This gives your data security, because if someone messes with it, or if a file gets subtly corrupted, the hashes will no longer match and git will know about it.

So, whenever you commit your data to git, it puts it in a special folder named .git, and stores its hash at that time. If you then make changes, git will only need to store the changes (also called the diff), but it will also store the hash of the data.

With these two things, git knows how to rebuild your data at any given time: find the last complete copy of the data, and then apply each diff in succession until the appropriate commit is reached. As additional verification, the hash of the data is recomputed and compared with the stored hash.

After a certain number of successive diffs, the files may be different enough that it’s worthwhile storing them again from scratch. Git determines all this automatically. All you need to know is that storing file histories in git is cheap, much, much cheaper than storing multiple slightly different versions of a file.

Checkouts

Retrieving an earlier version of your work is then easy:

$ git checkout <hash>

This finds the version matching the supplied hash in the .git directory, and then copies it out to your working directory.

Branches and tags

Hashes are unwieldy and difficult to read, so git offers a number of conveniences to avoid having to deal with them most of the time. The first is tags, which are simply alternate names for specific hashes. Thus, if you are writing a paper, you can tag the version you submit as follows:

$ git tag submitted-version

From then on, the name “submitted-version” will be associated with that committed version of your files.

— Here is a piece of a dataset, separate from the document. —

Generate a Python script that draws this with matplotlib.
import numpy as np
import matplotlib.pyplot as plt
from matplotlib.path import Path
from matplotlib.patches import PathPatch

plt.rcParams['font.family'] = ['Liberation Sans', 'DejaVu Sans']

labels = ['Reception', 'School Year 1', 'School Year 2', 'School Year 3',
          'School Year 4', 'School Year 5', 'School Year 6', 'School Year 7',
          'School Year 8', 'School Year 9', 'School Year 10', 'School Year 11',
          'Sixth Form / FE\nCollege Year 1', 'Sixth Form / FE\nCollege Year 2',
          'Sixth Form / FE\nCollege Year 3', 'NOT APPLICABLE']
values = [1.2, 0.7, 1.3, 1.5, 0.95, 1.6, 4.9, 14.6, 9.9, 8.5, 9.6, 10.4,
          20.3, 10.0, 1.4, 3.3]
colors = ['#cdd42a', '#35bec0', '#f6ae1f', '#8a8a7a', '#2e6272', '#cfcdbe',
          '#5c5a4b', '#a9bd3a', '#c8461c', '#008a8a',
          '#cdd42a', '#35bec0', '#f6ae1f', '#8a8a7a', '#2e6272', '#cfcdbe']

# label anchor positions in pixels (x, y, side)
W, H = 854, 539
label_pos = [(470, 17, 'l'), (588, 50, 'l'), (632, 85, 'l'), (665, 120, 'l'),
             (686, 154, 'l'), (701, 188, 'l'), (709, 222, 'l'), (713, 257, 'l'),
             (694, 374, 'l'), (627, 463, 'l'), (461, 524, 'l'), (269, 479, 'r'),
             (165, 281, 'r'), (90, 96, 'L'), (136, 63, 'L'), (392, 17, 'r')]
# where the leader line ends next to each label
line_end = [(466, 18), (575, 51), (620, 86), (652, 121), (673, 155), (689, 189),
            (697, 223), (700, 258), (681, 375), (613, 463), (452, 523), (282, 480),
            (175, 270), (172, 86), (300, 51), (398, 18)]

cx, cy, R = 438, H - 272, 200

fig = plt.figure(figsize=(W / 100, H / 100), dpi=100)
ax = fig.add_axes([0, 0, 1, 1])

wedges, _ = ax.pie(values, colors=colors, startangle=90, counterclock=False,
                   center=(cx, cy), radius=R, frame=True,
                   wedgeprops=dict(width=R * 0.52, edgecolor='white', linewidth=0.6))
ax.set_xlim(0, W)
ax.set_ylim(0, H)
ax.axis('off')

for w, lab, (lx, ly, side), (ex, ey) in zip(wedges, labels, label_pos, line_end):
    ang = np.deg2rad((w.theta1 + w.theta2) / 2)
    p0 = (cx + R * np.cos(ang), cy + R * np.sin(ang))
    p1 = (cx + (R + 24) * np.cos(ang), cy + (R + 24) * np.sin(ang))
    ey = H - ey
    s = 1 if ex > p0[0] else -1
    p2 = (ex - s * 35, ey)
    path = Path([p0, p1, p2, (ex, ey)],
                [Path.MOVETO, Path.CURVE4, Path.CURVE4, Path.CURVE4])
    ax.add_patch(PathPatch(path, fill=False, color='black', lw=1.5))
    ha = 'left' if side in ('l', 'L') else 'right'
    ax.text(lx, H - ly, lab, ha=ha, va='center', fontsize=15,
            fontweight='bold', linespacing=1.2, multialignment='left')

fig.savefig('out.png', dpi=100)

In addition to storing a history of a file, git can store alternate histories! This allows you to easily maintain different, parallel versions of a file. If you were writing a paper, you might have two different versions of the introduction, or you might have a version where you include a table and one where that table is pushed to the supplementary material. With branches, git helps you keep track of these, propagate changes from one to the other, and eventually merge them together.

Merges

In many cases, git can automatically merge branches that hold independent changes to a file or set of files. To continue with the paper example, if two different people work on different sections of the paper, Git will be able to merge the two versions together to update both sections.

Repositories

The .git directory that we have mentioned is known as the repository, or repo for short. It contains all your past history, including the actual data, the hashes of the data, dates and authors of changes, and tags and branches.

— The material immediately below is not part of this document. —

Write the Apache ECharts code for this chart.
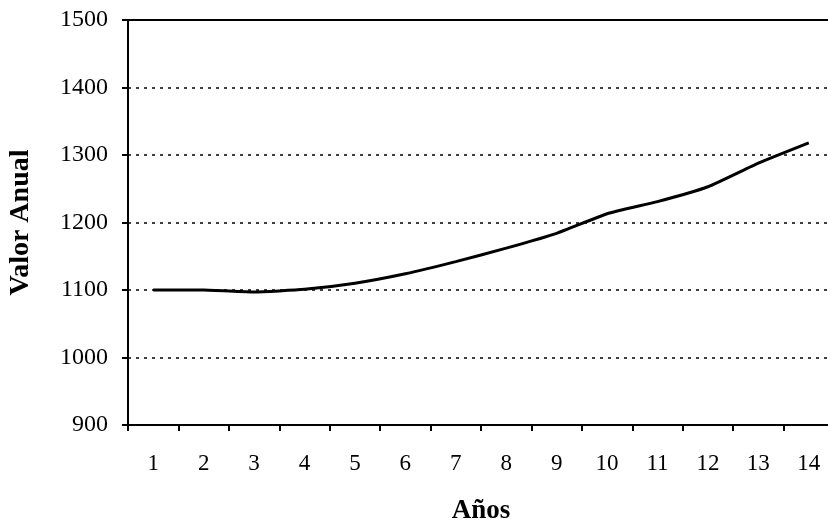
<!DOCTYPE html>
<html>
<head>
<meta charset="utf-8">
<script src="https://cdn.jsdelivr.net/npm/echarts@6/dist/echarts.min.js"></script>
<style>
  html, body { margin: 0; padding: 0; background: #fff; }
  #main { width: 828px; height: 523px; }
</style>
</head>
<body>
<div id="main"></div>
<script>
// años y valor anual
const years = ['1', '2', '3', '4', '5', '6', '7', '8', '9', '10', '11', '12', '13', '14'];
const valorAnual = [1100, 1100, 1097, 1101, 1110, 1124, 1142, 1162, 1184, 1213, 1231, 1253, 1288, 1318];

let chart = echarts.init(document.getElementById('main'));
const font = 'Liberation Serif';

chart.setOption({
    backgroundColor: '#fff',
    animation: false,
    grid: {
        left: 128,
        right: -6,
        top: 20,
        bottom: 98,
        containLabel: false,
        outerBoundsMode: 'none'
    },
    xAxis: [{
        type: 'category',
        data: years,
        boundaryGap: true,
        name: 'Años',
        nameLocation: 'middle',
        nameGap: 73,
        nameTextStyle: { fontFamily: font, fontSize: 27, fontWeight: 'bold', color: '#000' },
        axisLine: { lineStyle: { color: '#000', width: 2 } },
        axisTick: { show: true, length: 6, lineStyle: { color: '#000', width: 2 } },
        axisLabel: { fontFamily: font, fontSize: 23, color: '#000', margin: 27 },
        splitLine: { show: false }
    }, {
        // borde superior
        type: 'category',
        data: years,
        position: 'top',
        axisLine: { lineStyle: { color: '#000', width: 2 } },
        axisTick: { show: false },
        axisLabel: { show: false }
    }],
    yAxis: {
        type: 'value',
        min: 900,
        max: 1500,
        interval: 100,
        name: 'Valor Anual',
        nameLocation: 'middle',
        nameGap: 93,
        nameTextStyle: { fontFamily: font, fontSize: 28, fontWeight: 'bold', color: '#000' },
        axisLine: { show: true, lineStyle: { color: '#000', width: 2 } },
        axisTick: { show: true, length: 6, lineStyle: { color: '#000', width: 2 } },
        axisLabel: {
            fontFamily: font, fontSize: 24, color: '#000', margin: 20,
            formatter: function (v) { return String(v); }
        },
        splitLine: { show: true, lineStyle: { color: '#000', type: [3, 5], width: 1.5 } }
    },
    series: [{
        type: 'line',
        data: valorAnual,
        symbol: 'none',
        smooth: 0.15,
        lineStyle: { color: '#000', width: 3 }
    }]
});
</script>
</body>
</html>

Once upon a time, before git was invented, repositories were always in a central location such as your department’s main computing server. (The most popular version control system before git, Subversion, followed this model.) This made sharing of access unnecessarily cumbersome: you had to be very careful whom you allowed to commit changes to the repository, and you couldn’t access the repository without an internet connection and sometimes a VPN.

In git, repositories can be replicated, either in full or in part, as many times as necessary. Git hashes enable this: since every version has a commit hash that is practically guaranteed to be unique, as well as one or more parent commits that are also hashed, it is easy to reason about duplicated versions of the history.

In addition to enabling backups, this also helps with collaboration, but adds an extra layer that you need to consider when using git: in addition to your repository in .git and your working copy, there are also “clone” repositories, also called “forks”. These are useful for backups and to collaborate with others.

While we commit to a repo from a working copy, and we check out to a working copy from a repo, we push to a fork from our repo, or fetch from a fork to our repo.

References

  1. http//alblue.bandlem.com/2011/08/git-tip-of-week-objects.html A technical description of git hashing. 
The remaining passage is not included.